Meski demikian, sambungnya, KPK belum melakukan penahanan terhadap MS lantaran mangkir dari panggilan penyidik pada hari ini. Lembaga antirasuah ini pun tak akan segan untuk menjemput paksa MS jika tidak hadir lagi dalam panggilan berikutnya.
"Sedangkan SDR (Sudarso) saat ini sedang menjalani masa pemidanaan di Lembaga Pemasyarakatan Sukamiskin, Bandung," jelas Firli.
Dalam konstruksi perkara ini, FW diduga telah memerintahkan SDR untuk melakukan pengurusan dan perpanjangan sertifikat HGU PT Adimulia Agrolestari yang masa berlakunya akan berakhir pada tahun 2024. Selanjutnya, SDR menghubungi dan melakukan beberapa pertemuan dengan MS yang menjabat selaku Kepala Kantor Wilayah BPN Riau.
Sekitar Agustus 2021, SDR menyiapkan seluruh dokumen administrasi untuk pengurusan HGU PT Adimulia Agrolestari seluas 3.300 hektare di Kabupaten Kuantan Singingi yang salah satunya ditujukan juga ke Kanwil BPN Riau.
SDR kemudian menemui MS di rumah dinasnya. Dalam pertemuan tersebut diduga MS meminta uang sekitar Rp 3,5 miliar dalam bentuk dolar Singapura. Dengan pembagian 40 persen sampai dengan 60 persen sebagai uang muka dan MS menjanjikan segera mempercepat proses pengurusan HGU yang diminta FW.
Selanjutnya, SDR melaporkan permintaan MS itu kepada FW dan mengajukan permintaan uang sebanyak 120 ribu dolar Singapura atau setara dengan Rp 1,2 miliar. Permohonan ini disetujui oleh FW.
Penyerahan uang ini dilakukan SDR di rumah dinas MS. Dalam prosesnya, MS juga mensyaratkan agar SDR tidak membawa alat komunikasi apapun.

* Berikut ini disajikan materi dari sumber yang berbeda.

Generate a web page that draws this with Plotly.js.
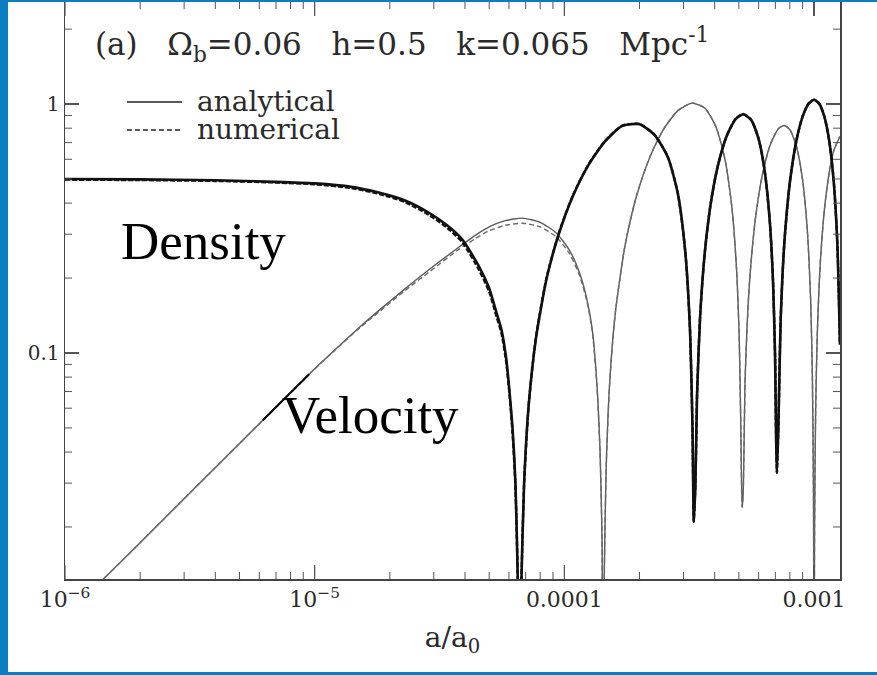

Setelah menerima uang tersebut, MS kemudian memimpin ekspose permohonan perpanjangan HGU PT AA dan menyatakan usulan perpanjangan dimaksud bisa ditindaklanjuti. Permohanan ini dikabulkan dengan adanya surat rekomendasi dari Andi Putra (AP) selaku Bupati Kuantan Singingi yang menyatakan tidak keberatan adanya kebun masyarakat dibangun di Kabupaten Kampar.

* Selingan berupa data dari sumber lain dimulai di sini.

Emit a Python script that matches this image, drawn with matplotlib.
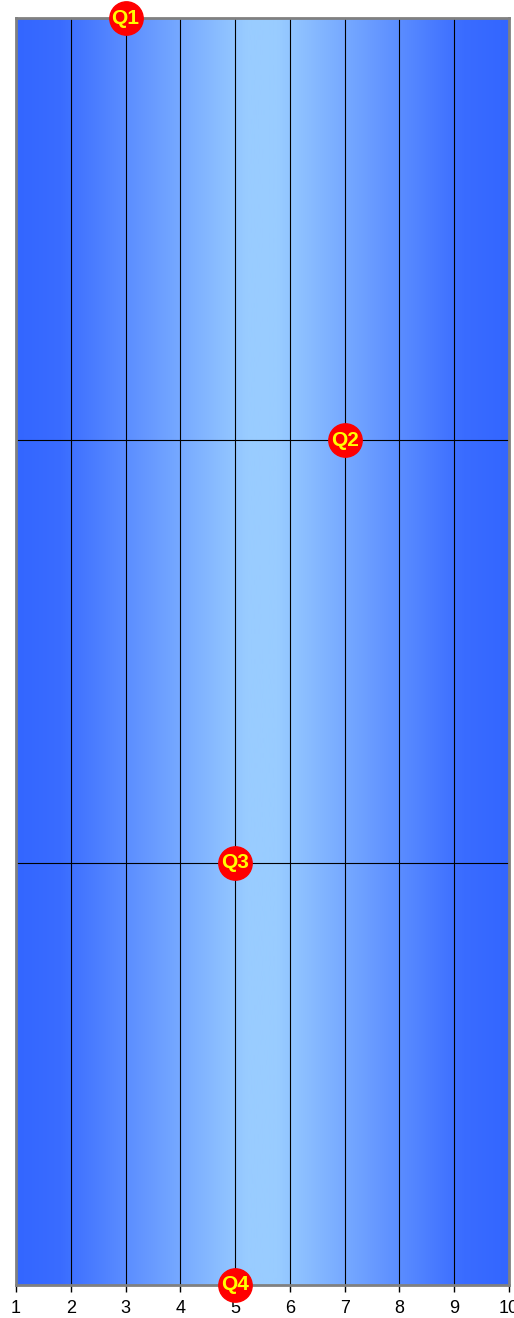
import numpy as np
import matplotlib
matplotlib.use("Agg")
import matplotlib.pyplot as plt
from matplotlib.colors import LinearSegmentedColormap

plt.rcParams['font.family'] = ['Liberation Sans', 'DejaVu Sans']

labels = ['Q1', 'Q2', 'Q3', 'Q4']
x_vals = [3, 7, 5, 5]
y_vals = [3, 2, 1, 0]
x_ticks = list(range(1, 11))

fig = plt.figure(figsize=(5.14, 13.18), dpi=100)
ax = fig.add_axes((16 / 514, 1 - 1285 / 1318, 493 / 514, 1267 / 1318))

# horizontal gradient background: dark blue edges, light blue centre
dark, light = '#3366ff', '#99ccff'
cmap = LinearSegmentedColormap.from_list(
    'bg', [(0, dark), (0.09, '#3a6cff'), (0.47, light), (0.53, light),
           (0.91, '#3a6cff'), (1, dark)])
grad = np.linspace(0, 1, 512).reshape(1, -1)
ax.imshow(grad, cmap=cmap, aspect='auto', extent=(1, 10, 0, 3), zorder=0)

ax.set_xlim(1, 10)
ax.set_ylim(0, 3)

for xv in x_ticks[1:-1]:
    ax.axvline(xv, color='black', lw=0.8, zorder=1)
for yv in [1, 2]:
    ax.axhline(yv, color='black', lw=0.8, zorder=1)

ax.plot(x_vals, y_vals, 'o', ms=24, color='red', mec='red', zorder=5, clip_on=False)
for lab, xv, yv in zip(labels, x_vals, y_vals):
    ax.text(xv, yv, lab, color='yellow', fontsize=15, fontweight='bold',
            ha='center', va='center', zorder=6, clip_on=False)

ax.set_xticks(x_ticks)
ax.set_yticks([])
ax.tick_params(axis='x', direction='out', length=5, width=1, color='black',
               labelsize=13, pad=6)
for s in ax.spines.values():
    s.set_color('#808080')
    s.set_linewidth(2)

fig.savefig('out.png', dpi=100)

Atas rekomendasi MS tersebut, FW kembali menugaskan SDR untuk mengajukan surat permohonan ke Andi Putra agar kebun kemitraan PT AA di Kampar dapat disetujui menjadi kebun kemitraan. SDR lalu menemui AP.

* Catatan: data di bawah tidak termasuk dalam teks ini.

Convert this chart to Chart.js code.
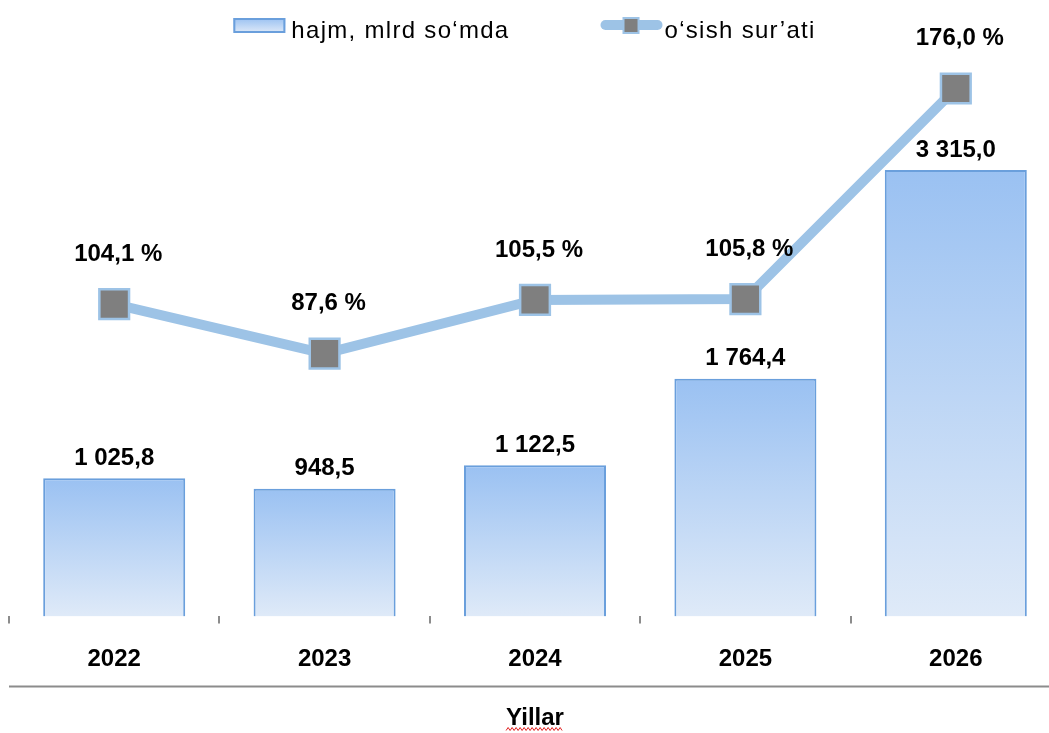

Dalam pertemuan itu, AP menyampaikan kebiasaan dalam mengurus surat persetujuan dan pernyataan tidak keberatan atas 20 persen Kredit Koperasi Prima Anggota (KKPA) untuk perpanjangan HGU yang seharusnya dibangun di Kabupaten Kuantan Singingi dibutuhan minimal uang Rp 2 miliar. KPK menduga telah terjadi kesepakatan antara AP dengan SDR dan hal ini juga atas sepengetahuan FW terkait adanya pemberian uang dengan jumlah tersebut.
Sebagai tanda kesepakatan, sekitar bulan September 2021, diduga telah dilakukan pemberian uang dari SDR kepada AP sebesar Rp 500 juta. Berikutnya, pada 18 Oktober 2021, SDR kembali menyerahkan uang sekitar Rp 200 juta kepada AP.